Laut einer Forsa-Umfrage waren 32 Prozent aller Jugendlichen in Deutschland zwischen 14 und 20 Jahren schon einmal Opfer von Cybermobbing. Das heißt, sie sind über neue Kommunikationsmittel wie E-Mails, soziale Netzwerke, Handy oder wie in Jakobs Fall Videoportale beleidigt, bedroht, belästigt oder bloßgestellt worden.
Der Fall im Film ist zwar überspitzt und nicht die Regel. «Ich finde es dramatisch, dass wir immer solche Beispiele brauchen, damit wir hinschauen», sagt Scheithauer im Gespräch mit news.de.
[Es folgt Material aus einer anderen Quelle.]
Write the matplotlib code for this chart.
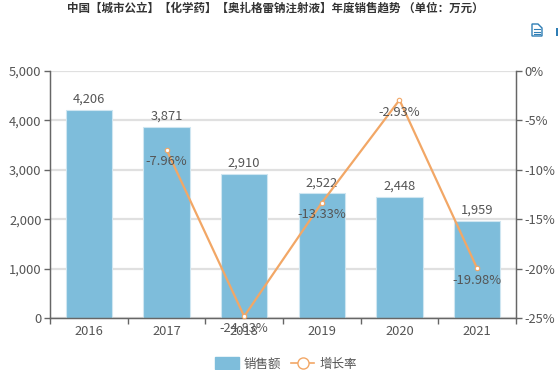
import matplotlib
matplotlib.use('Agg')
import matplotlib.pyplot as plt
from matplotlib.lines import Line2D
from matplotlib.patches import Patch, Polygon, Rectangle

plt.rcParams['font.family'] = ['Noto Sans CJK SC', 'DejaVu Sans']

years = ['2016', '2017', '2018', '2019', '2020', '2021']
sales = [4206, 3871, 2910, 2522, 2448, 1959]
growth_years = ['2017', '2018', '2019', '2020', '2021']
growth = [-7.96, -24.83, -13.33, -2.93, -19.98]
left_ticks = [0, 1000, 2000, 3000, 4000, 5000]
right_ticks = [-25, -20, -15, -10, -5, 0]
title = '中国【城市公立】【化学药】【奥扎格雷钠注射液】年度销售趋势 （单位：万元）'

W, H = 558, 370
bar_color = '#7EBDDB'
line_color = '#F2A766'
text_color = '#555555'
axis_color = '#666666'

fig = plt.figure(figsize=(W / 100, H / 100), dpi=100)
# 绘图区位置
ax = fig.add_axes([50 / W, 1 - 318 / H, 466 / W, 247 / H])
ax.bar(years, sales, width=0.6, color=bar_color, edgecolor='#CFE6F1', linewidth=0.8, zorder=2)
ax.set_xlim(-0.5, 5.5)
ax.set_ylim(0, 5000)
ax.set_yticks(left_ticks)
ax.set_yticklabels([f'{v:,}' for v in left_ticks])
ax.yaxis.grid(True, color='#E0E0E0', linewidth=1.6, zorder=0)
ax.set_axisbelow(True)
# x轴刻度放在类目之间
ax.set_xticks([i - 0.5 for i in range(len(years) + 1)])
ax.set_xticklabels([])
ax.set_xticks(range(len(years)), labels=years, minor=True)
ax.tick_params(axis='x', which='minor', length=0, labelsize=9.3, labelcolor=text_color, pad=5)
ax.tick_params(axis='x', which='major', length=4, width=1, color=axis_color)
ax.tick_params(axis='y', length=4, width=1, color=axis_color, labelsize=9.3, labelcolor=text_color, pad=2)
for s in ['left', 'right', 'bottom']:
    ax.spines[s].set_color(axis_color)
    ax.spines[s].set_linewidth(1)
ax.spines['top'].set_visible(False)
for i, v in enumerate(sales):
    ax.annotate(f'{v:,}', (i, v), xytext=(0, 3), textcoords='offset points',
                ha='center', va='bottom', fontsize=9.3, color=text_color, zorder=6)

ax2 = ax.twinx()
ax2.set_ylim(-25, 0)
ax2.set_yticks(right_ticks)
ax2.set_yticklabels([f'{v}%' for v in right_ticks])
ax2.tick_params(axis='y', length=4, width=1, color=axis_color, labelsize=9.3, labelcolor=text_color, pad=2)
for s in ['left', 'right', 'bottom']:
    ax2.spines[s].set_color(axis_color)
ax2.spines['top'].set_visible(False)
xpos = [years.index(y) for y in growth_years]
ax2.plot(xpos, growth, color=line_color, linewidth=1.6, marker='o', markersize=3.2,
         markerfacecolor='white', markeredgecolor=line_color, markeredgewidth=0.8,
         clip_on=False, zorder=5)
for x, y in zip(xpos, growth):
    ax2.annotate(f'{y}%', (x, y), xytext=(0, -4), textcoords='offset points',
                 ha='center', va='top', fontsize=9.3, color=text_color, zorder=6,
                 annotation_clip=False)

fig.text(275 / W, 1 - 8.5 / H, title, ha='center', va='center', fontsize=8.3,
         fontweight='bold', color='#333333')

# 图例
handles = [Patch(facecolor=bar_color, edgecolor=bar_color),
           Line2D([0], [0], color=line_color, linewidth=1.2, marker='o', markersize=8,
                  markerfacecolor='white', markeredgecolor=line_color)]
fig.legend(handles, ['销售额', '增长率'], loc='center', bbox_to_anchor=(286 / W, 1 - 364 / H),
           ncol=2, frameon=False, fontsize=9, labelcolor=text_color, handlelength=1.85,
           handleheight=1.1, columnspacing=0.8, handletextpad=0.4, borderpad=0)

# 右上角工具图标
icon = '#2F7EB5'
fig.add_artist(Polygon([(532 / W, 1 - 24 / H), (538 / W, 1 - 24 / H), (542 / W, 1 - 28 / H),
                        (542 / W, 1 - 36 / H), (532 / W, 1 - 36 / H)], closed=True,
                       fill=False, edgecolor=icon, linewidth=1, transform=fig.transFigure))
for yy in [29, 31.5, 34]:
    fig.add_artist(Line2D([534 / W, 540 / W], [1 - yy / H, 1 - yy / H], color=icon,
                          linewidth=0.8, transform=fig.transFigure))
fig.add_artist(Rectangle((556 / W, 1 - 36 / H), 2 / W, 8 / H, facecolor=icon, edgecolor='none',
                         transform=fig.transFigure))

fig.savefig('out.png', dpi=100)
Dennoch ist Jakob ein typisches Opfer. «Wir finden beim Cybermobbing häufig Opfer, die wenige Freunde haben, zurückgezogen sind und nicht wissen, damit umzugehen.»
Momentan untersucht Scheithauer an der Freien Universität Berlin, ob Opfer von Cybermobbing ängstlich und depressiv werden oder eine gewisse Ängstlichkeit und Depressivität Risikofaktoren sind, um Opfer zu werden. «Diese Frage können wir noch nicht klar beantworten. Die Opfer von Cybermobbing entwickeln aber häufiger Angststörungen, sind depressiv, berichten von Einsamkeit und Isolation.»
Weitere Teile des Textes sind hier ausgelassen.